(Saved entries)
+ + +
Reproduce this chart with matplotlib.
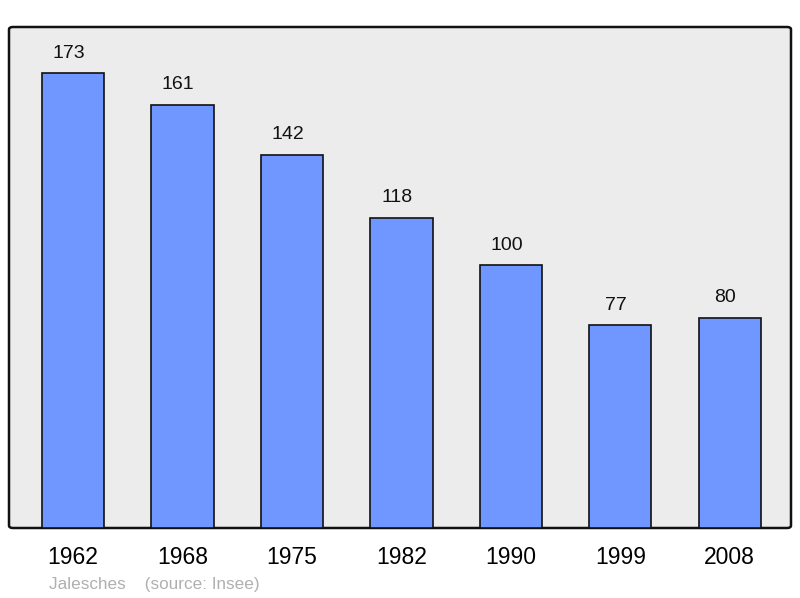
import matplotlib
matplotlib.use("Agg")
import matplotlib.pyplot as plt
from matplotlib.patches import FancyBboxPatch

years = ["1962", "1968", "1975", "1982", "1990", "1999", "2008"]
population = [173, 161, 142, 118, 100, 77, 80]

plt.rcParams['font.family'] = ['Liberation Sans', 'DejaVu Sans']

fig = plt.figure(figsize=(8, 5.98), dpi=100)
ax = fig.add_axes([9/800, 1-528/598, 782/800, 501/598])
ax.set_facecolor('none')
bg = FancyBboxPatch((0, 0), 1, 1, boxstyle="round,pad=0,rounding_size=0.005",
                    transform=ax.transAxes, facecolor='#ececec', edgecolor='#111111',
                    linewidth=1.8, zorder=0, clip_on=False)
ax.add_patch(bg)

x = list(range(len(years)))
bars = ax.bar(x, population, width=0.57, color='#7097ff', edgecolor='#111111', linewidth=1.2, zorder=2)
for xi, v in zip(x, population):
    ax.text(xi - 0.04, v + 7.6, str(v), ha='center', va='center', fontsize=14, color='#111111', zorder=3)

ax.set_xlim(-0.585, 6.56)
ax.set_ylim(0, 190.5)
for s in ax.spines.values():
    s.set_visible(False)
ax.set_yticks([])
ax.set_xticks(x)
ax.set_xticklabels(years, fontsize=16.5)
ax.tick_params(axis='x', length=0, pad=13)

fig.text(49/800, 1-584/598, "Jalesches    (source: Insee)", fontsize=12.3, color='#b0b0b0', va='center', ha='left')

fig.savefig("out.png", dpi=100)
+ + +
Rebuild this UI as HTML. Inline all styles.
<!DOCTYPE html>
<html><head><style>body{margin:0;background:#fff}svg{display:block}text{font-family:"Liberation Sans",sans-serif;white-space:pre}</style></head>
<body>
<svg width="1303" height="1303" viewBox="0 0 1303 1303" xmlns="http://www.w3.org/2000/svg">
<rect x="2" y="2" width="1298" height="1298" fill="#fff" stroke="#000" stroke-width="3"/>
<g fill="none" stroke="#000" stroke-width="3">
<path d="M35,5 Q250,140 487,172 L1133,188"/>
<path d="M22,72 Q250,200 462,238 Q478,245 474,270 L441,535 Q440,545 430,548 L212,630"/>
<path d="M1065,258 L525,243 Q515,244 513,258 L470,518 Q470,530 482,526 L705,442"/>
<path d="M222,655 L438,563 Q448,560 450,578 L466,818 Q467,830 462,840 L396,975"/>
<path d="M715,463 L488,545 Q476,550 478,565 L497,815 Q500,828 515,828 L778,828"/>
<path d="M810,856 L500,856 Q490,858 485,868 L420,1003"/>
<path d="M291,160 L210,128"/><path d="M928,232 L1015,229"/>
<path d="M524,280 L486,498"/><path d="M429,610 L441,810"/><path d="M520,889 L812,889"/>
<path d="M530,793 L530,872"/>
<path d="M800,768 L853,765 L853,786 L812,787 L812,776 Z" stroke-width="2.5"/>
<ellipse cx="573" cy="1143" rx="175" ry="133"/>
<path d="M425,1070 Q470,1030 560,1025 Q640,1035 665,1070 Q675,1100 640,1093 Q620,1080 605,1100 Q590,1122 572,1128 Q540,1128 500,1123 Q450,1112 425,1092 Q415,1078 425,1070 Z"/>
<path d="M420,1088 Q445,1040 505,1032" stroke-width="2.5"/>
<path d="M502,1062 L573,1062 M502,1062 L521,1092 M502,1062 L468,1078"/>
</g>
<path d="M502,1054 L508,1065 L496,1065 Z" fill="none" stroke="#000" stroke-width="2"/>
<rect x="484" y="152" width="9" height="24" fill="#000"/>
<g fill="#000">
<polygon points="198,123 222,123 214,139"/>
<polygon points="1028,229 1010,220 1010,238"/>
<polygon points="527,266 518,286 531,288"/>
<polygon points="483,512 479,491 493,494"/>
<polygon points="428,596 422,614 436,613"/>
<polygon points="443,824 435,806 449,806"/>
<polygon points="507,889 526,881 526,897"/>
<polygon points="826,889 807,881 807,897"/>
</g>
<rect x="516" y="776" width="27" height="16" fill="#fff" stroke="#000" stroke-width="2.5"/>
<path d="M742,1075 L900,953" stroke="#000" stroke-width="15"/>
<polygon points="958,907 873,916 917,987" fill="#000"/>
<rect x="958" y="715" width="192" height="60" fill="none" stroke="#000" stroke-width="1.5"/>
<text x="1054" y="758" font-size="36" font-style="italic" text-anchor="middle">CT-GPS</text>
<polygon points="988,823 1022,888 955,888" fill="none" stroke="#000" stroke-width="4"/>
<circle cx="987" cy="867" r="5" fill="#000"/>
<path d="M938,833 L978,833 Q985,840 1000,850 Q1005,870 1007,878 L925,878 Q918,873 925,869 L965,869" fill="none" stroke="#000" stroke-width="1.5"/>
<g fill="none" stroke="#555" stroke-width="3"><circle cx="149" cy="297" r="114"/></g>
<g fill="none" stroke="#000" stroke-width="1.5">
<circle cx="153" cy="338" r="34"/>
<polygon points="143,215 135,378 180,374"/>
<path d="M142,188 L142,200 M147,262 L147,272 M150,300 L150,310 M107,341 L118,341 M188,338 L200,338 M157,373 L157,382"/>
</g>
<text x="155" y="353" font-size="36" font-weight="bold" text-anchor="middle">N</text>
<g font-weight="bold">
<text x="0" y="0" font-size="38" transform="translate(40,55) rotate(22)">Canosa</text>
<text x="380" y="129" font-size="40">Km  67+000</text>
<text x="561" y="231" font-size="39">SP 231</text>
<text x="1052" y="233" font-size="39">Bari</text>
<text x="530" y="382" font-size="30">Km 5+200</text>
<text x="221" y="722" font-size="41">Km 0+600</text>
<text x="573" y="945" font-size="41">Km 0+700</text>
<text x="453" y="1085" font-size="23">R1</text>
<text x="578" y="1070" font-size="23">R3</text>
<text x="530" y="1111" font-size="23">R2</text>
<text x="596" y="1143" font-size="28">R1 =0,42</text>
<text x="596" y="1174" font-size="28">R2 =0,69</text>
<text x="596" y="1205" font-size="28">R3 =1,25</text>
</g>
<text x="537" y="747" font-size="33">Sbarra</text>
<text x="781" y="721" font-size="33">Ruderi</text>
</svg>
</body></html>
+ + +
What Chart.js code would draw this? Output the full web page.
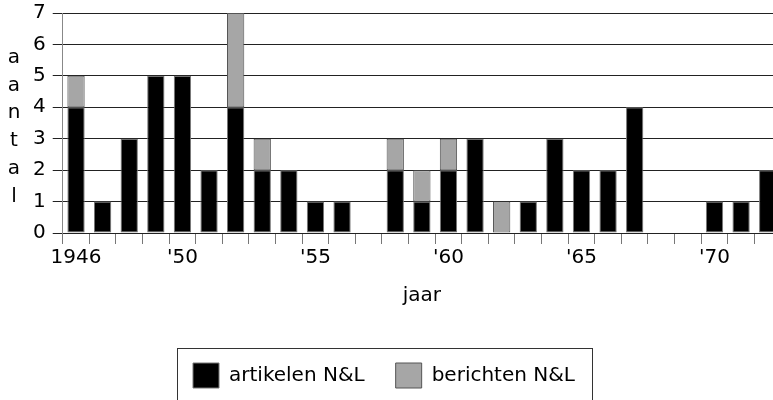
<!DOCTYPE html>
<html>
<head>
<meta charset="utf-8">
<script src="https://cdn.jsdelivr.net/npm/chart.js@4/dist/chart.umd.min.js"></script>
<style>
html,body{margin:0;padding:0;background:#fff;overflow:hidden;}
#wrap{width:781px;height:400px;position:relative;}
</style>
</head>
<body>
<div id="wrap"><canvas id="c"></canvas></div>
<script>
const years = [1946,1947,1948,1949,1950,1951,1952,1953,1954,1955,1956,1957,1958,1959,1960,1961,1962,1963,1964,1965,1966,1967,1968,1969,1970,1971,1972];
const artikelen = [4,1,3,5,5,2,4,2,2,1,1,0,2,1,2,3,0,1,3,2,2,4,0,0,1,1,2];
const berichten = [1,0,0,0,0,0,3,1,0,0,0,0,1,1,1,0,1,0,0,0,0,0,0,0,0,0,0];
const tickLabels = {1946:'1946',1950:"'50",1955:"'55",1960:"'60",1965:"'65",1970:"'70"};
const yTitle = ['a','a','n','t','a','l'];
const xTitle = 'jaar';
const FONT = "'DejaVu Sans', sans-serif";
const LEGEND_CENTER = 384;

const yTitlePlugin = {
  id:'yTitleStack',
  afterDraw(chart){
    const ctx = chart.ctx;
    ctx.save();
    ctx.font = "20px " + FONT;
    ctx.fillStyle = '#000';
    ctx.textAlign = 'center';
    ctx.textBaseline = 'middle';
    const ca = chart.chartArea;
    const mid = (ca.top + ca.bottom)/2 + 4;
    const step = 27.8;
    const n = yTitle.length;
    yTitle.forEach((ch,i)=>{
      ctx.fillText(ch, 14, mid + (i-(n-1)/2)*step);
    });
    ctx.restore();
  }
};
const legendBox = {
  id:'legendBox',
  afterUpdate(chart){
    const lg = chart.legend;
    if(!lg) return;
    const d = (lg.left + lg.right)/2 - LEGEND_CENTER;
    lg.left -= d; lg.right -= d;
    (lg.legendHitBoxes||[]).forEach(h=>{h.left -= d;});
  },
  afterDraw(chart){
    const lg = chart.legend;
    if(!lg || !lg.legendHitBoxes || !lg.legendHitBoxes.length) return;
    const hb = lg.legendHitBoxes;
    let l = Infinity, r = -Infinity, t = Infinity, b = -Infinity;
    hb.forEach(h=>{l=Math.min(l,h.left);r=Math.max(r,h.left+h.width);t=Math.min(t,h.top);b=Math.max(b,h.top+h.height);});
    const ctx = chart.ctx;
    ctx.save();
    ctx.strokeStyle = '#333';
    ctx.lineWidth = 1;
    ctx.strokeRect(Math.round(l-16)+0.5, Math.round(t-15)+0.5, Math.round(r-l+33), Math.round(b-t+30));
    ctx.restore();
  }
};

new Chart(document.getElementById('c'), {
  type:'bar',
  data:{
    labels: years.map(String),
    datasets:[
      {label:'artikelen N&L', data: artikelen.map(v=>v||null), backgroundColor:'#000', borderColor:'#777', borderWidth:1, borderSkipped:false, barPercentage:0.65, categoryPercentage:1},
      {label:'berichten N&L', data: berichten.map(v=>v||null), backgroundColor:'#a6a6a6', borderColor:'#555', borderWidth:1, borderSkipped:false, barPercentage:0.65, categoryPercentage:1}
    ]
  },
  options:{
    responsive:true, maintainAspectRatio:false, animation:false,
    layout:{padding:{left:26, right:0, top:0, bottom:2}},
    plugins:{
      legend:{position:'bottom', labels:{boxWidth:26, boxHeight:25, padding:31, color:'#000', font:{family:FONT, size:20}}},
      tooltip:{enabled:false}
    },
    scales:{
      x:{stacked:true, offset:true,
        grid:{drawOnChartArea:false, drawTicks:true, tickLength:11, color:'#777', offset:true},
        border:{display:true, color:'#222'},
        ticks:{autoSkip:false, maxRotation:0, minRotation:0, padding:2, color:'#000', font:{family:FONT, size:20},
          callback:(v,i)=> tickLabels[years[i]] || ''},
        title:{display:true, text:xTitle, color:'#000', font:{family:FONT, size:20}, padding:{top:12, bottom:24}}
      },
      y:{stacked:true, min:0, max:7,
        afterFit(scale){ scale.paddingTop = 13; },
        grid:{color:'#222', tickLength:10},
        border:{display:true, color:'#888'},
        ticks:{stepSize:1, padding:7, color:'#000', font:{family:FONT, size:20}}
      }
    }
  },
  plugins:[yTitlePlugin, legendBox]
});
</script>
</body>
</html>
+ + +
▸ WORK TO DO
Using the entries above, find all lines with "this". Copy them.

▸ ANSWER IN FULL
Reproduce this chart with matplotlib.
Rebuild this UI as HTML. Inline all styles.
What Chart.js code would draw this? Output the full web page.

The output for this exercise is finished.